Rapid Detection and Counting of Bacteria Using Impact Electrochemical Impedance Spectroscopy

Detection and quantification of pathogenic bacteria remain critical amidst the recent focus on viruses as bacterial contamination continues to contribute significantly to hospitalizations and fatalities globally. With rising antibiotic resistance exacerbating the challenge, simple and cost-effective approaches are needed for the prompt identification of pathogenic bacteria. Conventional methods, while effective, often entail time-consuming processes or require sophisticated equipment, limiting their utility in resource-limited settings.
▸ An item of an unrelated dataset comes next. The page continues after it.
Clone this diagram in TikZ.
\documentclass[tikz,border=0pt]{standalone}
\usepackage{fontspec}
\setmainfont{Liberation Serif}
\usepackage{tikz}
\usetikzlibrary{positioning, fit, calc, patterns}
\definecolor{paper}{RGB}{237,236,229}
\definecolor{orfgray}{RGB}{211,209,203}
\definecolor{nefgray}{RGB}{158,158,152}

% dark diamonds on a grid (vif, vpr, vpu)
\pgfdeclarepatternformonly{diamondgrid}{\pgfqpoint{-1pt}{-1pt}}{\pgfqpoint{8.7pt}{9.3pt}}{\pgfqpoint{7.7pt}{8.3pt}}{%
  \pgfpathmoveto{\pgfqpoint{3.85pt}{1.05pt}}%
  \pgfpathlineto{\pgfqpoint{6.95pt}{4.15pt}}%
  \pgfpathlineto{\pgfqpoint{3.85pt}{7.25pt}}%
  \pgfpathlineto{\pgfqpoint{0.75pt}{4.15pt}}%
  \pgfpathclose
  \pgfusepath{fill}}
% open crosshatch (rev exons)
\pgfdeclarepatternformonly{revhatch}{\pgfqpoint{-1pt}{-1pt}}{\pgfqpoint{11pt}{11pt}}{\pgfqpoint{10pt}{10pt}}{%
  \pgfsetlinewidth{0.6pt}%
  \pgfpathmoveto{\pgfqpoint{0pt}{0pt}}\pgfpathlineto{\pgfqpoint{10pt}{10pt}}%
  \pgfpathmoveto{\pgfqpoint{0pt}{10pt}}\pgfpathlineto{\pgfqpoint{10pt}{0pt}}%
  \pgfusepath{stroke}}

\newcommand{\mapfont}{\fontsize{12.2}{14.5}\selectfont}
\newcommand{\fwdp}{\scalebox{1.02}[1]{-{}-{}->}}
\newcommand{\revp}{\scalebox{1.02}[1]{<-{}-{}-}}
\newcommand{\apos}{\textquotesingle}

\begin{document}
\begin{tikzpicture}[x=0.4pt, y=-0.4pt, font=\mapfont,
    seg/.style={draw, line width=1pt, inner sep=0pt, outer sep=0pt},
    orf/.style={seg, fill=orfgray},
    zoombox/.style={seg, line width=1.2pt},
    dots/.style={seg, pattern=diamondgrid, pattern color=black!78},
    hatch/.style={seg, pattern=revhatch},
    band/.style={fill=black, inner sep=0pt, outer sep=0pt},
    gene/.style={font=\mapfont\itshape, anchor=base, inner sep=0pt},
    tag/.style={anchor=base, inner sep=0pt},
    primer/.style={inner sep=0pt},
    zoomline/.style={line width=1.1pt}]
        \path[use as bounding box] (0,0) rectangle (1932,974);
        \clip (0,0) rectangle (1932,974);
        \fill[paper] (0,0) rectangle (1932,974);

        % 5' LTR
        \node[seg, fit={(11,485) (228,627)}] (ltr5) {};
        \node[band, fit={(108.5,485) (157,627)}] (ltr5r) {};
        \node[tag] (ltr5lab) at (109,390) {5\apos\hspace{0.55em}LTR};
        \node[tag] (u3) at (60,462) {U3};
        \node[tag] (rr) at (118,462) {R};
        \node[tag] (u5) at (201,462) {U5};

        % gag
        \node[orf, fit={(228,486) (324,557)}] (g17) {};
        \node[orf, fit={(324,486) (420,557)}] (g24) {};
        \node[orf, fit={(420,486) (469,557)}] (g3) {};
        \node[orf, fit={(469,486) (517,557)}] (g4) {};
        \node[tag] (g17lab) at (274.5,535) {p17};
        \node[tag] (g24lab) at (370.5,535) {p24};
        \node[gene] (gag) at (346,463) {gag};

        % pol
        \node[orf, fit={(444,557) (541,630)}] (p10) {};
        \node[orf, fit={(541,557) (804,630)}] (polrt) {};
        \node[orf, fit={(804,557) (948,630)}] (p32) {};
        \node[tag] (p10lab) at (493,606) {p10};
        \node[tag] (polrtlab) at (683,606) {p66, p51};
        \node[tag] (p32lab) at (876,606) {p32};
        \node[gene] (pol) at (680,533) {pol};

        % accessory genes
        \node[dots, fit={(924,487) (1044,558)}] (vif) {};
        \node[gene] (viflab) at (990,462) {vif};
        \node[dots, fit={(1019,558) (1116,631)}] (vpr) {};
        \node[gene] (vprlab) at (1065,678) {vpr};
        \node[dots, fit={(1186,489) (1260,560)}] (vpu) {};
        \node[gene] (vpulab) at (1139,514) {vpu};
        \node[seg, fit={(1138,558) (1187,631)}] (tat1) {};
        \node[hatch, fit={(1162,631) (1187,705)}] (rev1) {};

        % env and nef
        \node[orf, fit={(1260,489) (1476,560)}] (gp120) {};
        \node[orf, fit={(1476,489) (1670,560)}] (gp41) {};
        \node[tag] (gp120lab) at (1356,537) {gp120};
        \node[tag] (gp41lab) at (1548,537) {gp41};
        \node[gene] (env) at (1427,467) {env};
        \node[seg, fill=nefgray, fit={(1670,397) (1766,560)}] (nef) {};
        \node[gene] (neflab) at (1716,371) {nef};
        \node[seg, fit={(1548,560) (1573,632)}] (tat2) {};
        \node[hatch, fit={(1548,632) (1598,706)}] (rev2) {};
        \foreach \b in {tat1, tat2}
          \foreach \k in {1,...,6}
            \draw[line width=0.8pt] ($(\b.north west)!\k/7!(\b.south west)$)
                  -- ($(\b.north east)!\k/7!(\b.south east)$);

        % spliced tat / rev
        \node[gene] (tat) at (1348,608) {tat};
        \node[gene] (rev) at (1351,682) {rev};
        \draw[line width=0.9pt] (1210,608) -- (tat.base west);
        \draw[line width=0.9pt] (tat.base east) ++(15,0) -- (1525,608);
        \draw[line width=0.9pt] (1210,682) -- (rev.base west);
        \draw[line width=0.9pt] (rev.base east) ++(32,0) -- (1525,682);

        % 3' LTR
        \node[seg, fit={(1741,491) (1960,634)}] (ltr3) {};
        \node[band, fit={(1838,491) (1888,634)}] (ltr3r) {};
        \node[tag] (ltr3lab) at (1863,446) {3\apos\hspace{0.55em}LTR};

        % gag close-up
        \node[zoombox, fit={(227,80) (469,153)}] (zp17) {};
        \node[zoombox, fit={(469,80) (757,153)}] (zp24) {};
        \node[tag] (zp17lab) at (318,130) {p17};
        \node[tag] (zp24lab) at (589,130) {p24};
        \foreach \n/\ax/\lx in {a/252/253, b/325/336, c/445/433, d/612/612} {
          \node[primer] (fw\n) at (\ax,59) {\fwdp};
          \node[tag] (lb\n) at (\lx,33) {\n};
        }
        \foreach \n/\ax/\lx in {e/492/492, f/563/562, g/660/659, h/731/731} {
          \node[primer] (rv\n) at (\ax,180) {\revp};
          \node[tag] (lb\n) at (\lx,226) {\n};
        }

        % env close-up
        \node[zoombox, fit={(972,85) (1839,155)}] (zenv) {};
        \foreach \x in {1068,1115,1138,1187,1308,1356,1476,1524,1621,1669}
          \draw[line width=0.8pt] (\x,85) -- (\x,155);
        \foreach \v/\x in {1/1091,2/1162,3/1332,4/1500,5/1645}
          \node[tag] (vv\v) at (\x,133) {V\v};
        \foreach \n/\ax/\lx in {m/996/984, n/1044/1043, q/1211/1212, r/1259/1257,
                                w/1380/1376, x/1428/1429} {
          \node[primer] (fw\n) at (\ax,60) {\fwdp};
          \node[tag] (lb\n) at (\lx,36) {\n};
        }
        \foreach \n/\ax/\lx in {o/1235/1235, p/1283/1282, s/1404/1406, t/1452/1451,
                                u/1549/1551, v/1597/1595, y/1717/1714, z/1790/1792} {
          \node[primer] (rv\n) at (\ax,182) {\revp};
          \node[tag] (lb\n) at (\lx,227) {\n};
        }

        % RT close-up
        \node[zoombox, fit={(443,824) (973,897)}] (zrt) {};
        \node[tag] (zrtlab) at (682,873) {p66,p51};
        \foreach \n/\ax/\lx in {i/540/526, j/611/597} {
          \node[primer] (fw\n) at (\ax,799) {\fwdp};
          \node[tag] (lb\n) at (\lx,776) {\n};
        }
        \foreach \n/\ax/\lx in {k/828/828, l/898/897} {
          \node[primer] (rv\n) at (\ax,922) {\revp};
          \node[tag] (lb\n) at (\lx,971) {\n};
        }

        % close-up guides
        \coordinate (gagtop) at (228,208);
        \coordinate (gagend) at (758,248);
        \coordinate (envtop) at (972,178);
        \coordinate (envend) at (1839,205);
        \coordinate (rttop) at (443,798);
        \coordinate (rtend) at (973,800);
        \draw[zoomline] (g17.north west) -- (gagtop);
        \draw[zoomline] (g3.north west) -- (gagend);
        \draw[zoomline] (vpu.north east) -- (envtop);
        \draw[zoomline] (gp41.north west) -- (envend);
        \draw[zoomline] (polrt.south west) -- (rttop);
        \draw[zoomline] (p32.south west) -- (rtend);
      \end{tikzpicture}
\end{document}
In this study, we employed impact electrochemical impedance spectroscopy (IEIS) for the rapid detection and counting of bacteria at exceptionally low concentrations. The technique measures changes in impedance spectra caused by the impact of the bacteria on electrode surfaces, providing a label-free detection method. We demonstrated the detection of two types of bacteria (Escherichia coli and Bacillus subtilis) using gold ultramicroelectrodes (Au-UME). We observed significant shifts in the impedance spectra corresponding to bacterial concentrations as low as 100 CFU/mL for E. coli and 1000 CFU/mL for B. subtilis. Our results show that the charge-transfer resistance (R_ct) increases with the bacterial concentration, attributed to the blockage of redox probe oxidation at the Au-UME surface. This impedance change allows for the quantitative analysis of bacterial presence. The sensitivity and versatility of our method enhance bacterial detection, offering a significant advantage over traditional techniques. This study validates IEIS as a robust tool for detecting and counting bacteria, addressing contamination and infection control challenges. Further research in this area promises to advance this label-free, sensitive, and real-time detection technique.